Enzo Cucchi, born in Morra d’ Alba, Ancona in 1950, is the most passionate painter among the Italians listed. He works with bright primary colors in his lonely seas and coastal landscapes. He contrasts lakes, mountains, lighthouses and tall chimneys with tiny figures, dogs and especially elongated houses. His paintings are reminiscent of nightmares situated in the Marches around Acona, where he is staying. Personal memories, experiences and legends of this region are intertwined in this work. Cucchi’s work evokes associations with spontaneous children’s drawings, however, frightening.
Francesco Clemente, born in Napels in 1952, works alternately in Rome and Madras, India. His six-month annual stay in India made a conscious choice: “I want to be Hindu!”. His work shows kinship with his oriental attitude to life. He makes very precise watercolor drawings of clearly recognizable objects or animals, spread over the paper. It is only in the second instance that this appears to be related. He considers himself a symbolist and has a preference for imagery and allegory. Wide ranges of self-portraits in oil, emotionally painted are created, reflecting different moods. He also uses the old fresco technique. In a large triptych, he depicts personal confrontation with himself (collection Stedelijk Museum in Amsterdam). Clemente has no technical and stylistic pretensions and paints carefree.
Nicola de Maria, born in Foglianise in 1954, is a medical practitioner and lives in a universe that he shapes from concentration and meditation; musical and poetical. As a ‘seer’ he depicts his own world of air and celestial bodies that sometimes resemble animals. His drawings in particular provide a beautiful picture of this. He can understand a room as intensity, as represented in Basel and Essen, painted intensely blue as a comprehensive night sky where gold-colored crescents are visible. There is a strong resemblance to a work by Paladino’s Rosso Silentio (filled with stars) a sign that the pretension of individuality did not quite hold up. Generally speaking, De Maria is engaged in large-scale use of the entire space.

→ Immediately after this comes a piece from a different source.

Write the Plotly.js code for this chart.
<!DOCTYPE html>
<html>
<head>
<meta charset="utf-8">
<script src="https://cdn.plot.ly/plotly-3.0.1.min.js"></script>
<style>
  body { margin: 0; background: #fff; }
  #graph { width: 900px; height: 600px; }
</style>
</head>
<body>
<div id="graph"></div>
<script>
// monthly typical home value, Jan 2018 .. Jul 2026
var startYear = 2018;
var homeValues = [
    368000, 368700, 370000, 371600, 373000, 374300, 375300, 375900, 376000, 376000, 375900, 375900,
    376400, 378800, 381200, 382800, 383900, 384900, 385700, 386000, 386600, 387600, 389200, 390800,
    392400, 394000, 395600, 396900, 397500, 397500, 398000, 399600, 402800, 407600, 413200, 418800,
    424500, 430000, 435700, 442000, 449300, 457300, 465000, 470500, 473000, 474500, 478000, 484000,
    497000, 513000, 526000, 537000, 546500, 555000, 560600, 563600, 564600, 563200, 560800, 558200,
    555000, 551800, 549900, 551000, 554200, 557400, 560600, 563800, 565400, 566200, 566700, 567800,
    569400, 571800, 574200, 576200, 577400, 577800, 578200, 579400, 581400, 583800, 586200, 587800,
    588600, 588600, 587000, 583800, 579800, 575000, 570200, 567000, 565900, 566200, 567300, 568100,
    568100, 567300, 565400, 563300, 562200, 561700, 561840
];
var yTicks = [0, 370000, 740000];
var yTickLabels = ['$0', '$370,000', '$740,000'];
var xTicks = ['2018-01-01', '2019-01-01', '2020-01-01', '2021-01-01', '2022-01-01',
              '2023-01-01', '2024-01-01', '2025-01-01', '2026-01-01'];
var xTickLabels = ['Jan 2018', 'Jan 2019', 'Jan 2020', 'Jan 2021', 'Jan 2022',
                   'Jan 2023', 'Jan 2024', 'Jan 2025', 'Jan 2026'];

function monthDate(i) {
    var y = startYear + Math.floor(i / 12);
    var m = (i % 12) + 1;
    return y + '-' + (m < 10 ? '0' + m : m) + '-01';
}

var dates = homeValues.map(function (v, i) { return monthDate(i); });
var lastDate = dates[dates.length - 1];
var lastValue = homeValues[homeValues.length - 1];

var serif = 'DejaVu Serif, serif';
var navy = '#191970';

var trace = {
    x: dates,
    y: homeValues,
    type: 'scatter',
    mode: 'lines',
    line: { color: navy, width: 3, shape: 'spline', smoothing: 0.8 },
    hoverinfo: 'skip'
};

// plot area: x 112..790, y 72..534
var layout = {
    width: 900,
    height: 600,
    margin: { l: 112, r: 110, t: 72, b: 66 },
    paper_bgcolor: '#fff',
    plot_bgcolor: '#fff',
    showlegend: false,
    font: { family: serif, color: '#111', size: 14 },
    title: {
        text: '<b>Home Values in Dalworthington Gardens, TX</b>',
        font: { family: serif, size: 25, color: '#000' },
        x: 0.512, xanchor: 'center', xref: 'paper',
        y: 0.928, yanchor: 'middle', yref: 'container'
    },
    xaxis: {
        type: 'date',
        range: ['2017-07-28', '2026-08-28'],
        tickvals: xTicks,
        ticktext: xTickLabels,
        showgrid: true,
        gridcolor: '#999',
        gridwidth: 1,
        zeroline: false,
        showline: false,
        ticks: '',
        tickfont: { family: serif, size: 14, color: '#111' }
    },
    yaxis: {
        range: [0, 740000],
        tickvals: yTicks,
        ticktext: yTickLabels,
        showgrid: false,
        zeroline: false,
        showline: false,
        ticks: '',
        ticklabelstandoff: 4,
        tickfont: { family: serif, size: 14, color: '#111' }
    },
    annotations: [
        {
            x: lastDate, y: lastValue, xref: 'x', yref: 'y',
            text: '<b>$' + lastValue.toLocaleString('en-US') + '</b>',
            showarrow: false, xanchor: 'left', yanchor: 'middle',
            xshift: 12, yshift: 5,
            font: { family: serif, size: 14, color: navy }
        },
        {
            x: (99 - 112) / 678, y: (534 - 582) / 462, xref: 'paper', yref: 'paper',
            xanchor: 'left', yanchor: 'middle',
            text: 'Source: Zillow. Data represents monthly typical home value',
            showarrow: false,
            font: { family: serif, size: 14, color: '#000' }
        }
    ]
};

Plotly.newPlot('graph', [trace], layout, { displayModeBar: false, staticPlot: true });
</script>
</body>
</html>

I also do not want to leave unnamed Domenico Bianchi, Guiseppe Gallo, Bruna Ceccobelli, and Gianni Dessi. In view of the large diversity, everyone will have to be considered on his merits, in which the Young Italians deviate from the Neue Wilden. Both in terms of form and content one cannot speak of style retention as in the fifties and sixties.
A different society has emerged; separate from all avant-garde, focused on the inner self of the individual. There are no revolutionary changes in the first place, it is not about big words or ideals. The Young Italians’subjective approach evolves a case of experience and reflection. The casual way of working, without the technique of certain inhibitions, makes it possible to find much more direct and intuitive access to idiosyncrasies. Spontaneity prevails and that, coupled with the cryptic, is the best of expressiveness of The Young Italians.
Consulted literature for my thesis in 1983
- Achille Bonito Oliva, The Italian Trans-Avantgarde: (2e editie september, Milaan 1981).
- M. Faust, ‘Arte Cifra’ Neue Subjectivität? ‘Trans-Avantgarde?’ In: Kunstforum 39 Italienische Kunst Heute 3 (1980) pp. 161-171.
- Ch. Ammann, ‘Was die siebziger Jahre von den sechzichern unterscheidet: Der Weg in die achtziger Jahre’. In: Kunstforum 39 Italienische Kunst heute 3 (1980) pp. 172-184.
- Jean Christophe Ammann, Margrit Suter red. Jonge Italianen: Sandro Chia, Francesco Clemente, Enzo Cucchi, Nicola De Maria, Luigi Ontani, Mimmo Paladino, Ernesto Tatafiore, tentoonstelling Stedelijk Museum te Amsterdam (1980).
 Marcia Tucker (1940-2006) was a freelance art critic, writer and founder of the New York Museum of Contemporary Art in New York.
 Die enthauptete Hand. Chia, Clemente, Cucchi, Paladino – 100 zeichnungen aus Italien,
Catalogus, Boner Kunst Verein, Stätische Galerie Wolfsburg, Groninger Museum (1980).